How do we communicate to my mother that her memory has declined?

Maria921 asked...

My mother has recently declined over the summer, she was only recently diagnosed last year and has gotten worse over the summer. We brought in a companion for her because she wasn't eating properly and not taking her medications, my aunt told me she admitted to throwing out her meds so we don't force her to take it. Now she is in denial and very belligerent when discussing her care. How do we communicate with her to make her understand that her memory has declined? She refuses to accept help and now denies that she has memory problems. How do we respond to this?

Expert Answer

Jytte Lokvig, PhD, coaches families and professional caregivers and designs life-enrichment programs and activities for patients with Alzheimer's disease and related dementia. Her workshops and seminars help caregivers and families create a healthy environment based on dignity and humor. She is the author of Alzheimer's A to Z: A Quick-Reference Guide.

Most of us wouldn't want to admit to ourselves that we're experiencing cognitive decline and are no longer capable of handling our affairs. Many folks in the early stages of dementia have told me that the single scariest aspect to them is losing their self-determination.

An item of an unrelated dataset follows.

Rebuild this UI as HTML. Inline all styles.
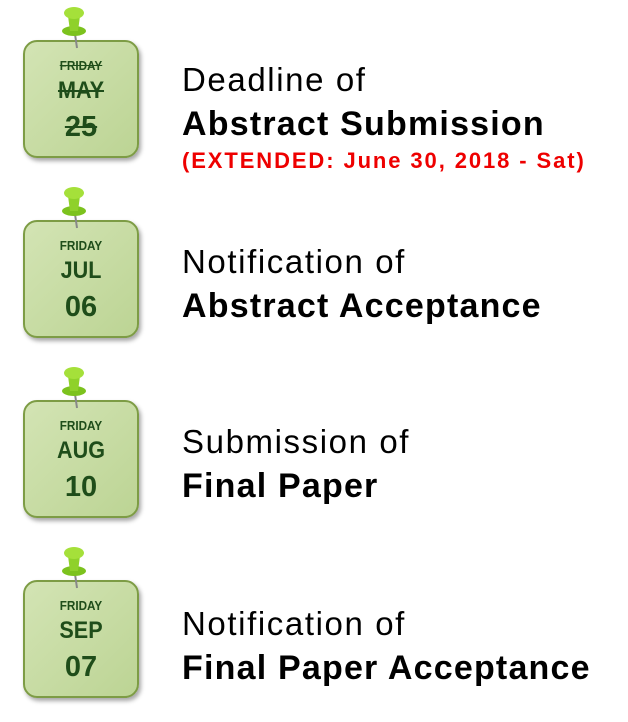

Your mom's resistance is a pretty normal reaction and if you want to help her, the smartest thing you can do right now is to avoid all references to memory-loss. Whether your mom "admits" her dementia or not doesn't change reality. You need to find a way to help her and to do so without appearing to be dictating to her. It's a matter of choosing your language carefully and picking your battles. It might help you to "walk in your mother's shoes." She does not want to surrender to this condition and everything you're suggesting to her confirms her fears. If she thinks her medication is related to her dementia, she may feel that as long as she doesn't take it, she's resisting the disease.

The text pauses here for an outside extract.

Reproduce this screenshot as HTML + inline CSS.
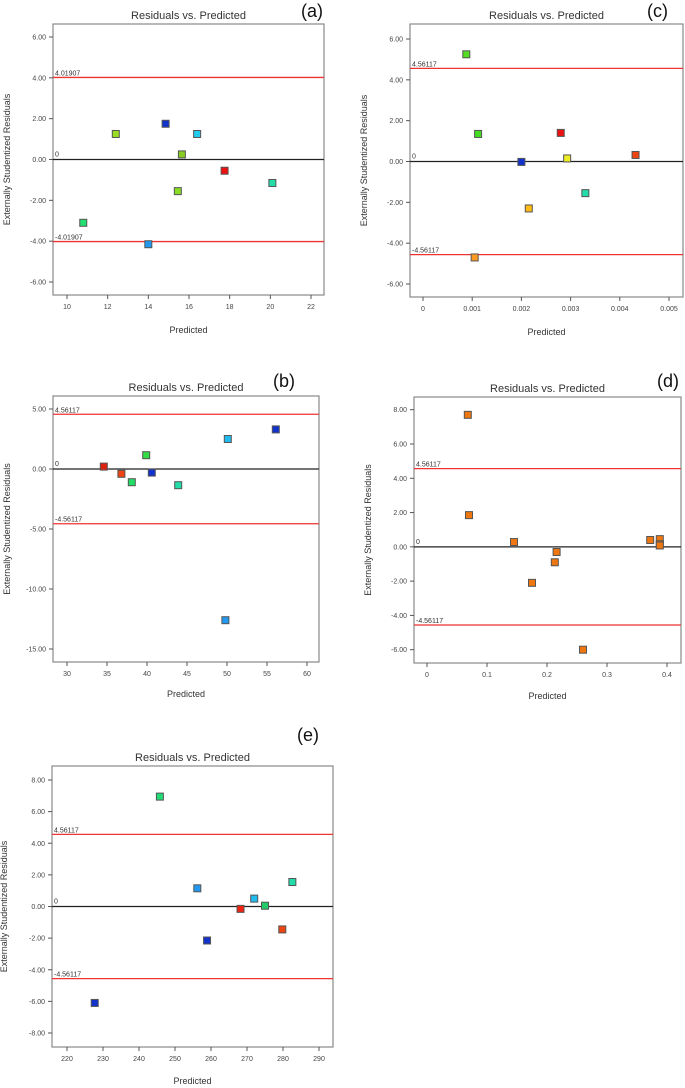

When you tell your mother that she needs help, you're confirming to her that she's losing control over her life. Instead, focus on her abilities and work on gaining her trust. Think of yourself as her "partner". When you sense you've regained your mom's trust, ask her opinion and listen to her suggestions while you brainstorm on compromises, like bringing in someone to do light housework, rather than being a full time companion. There's a difference between having a housekeeper and a caregiver.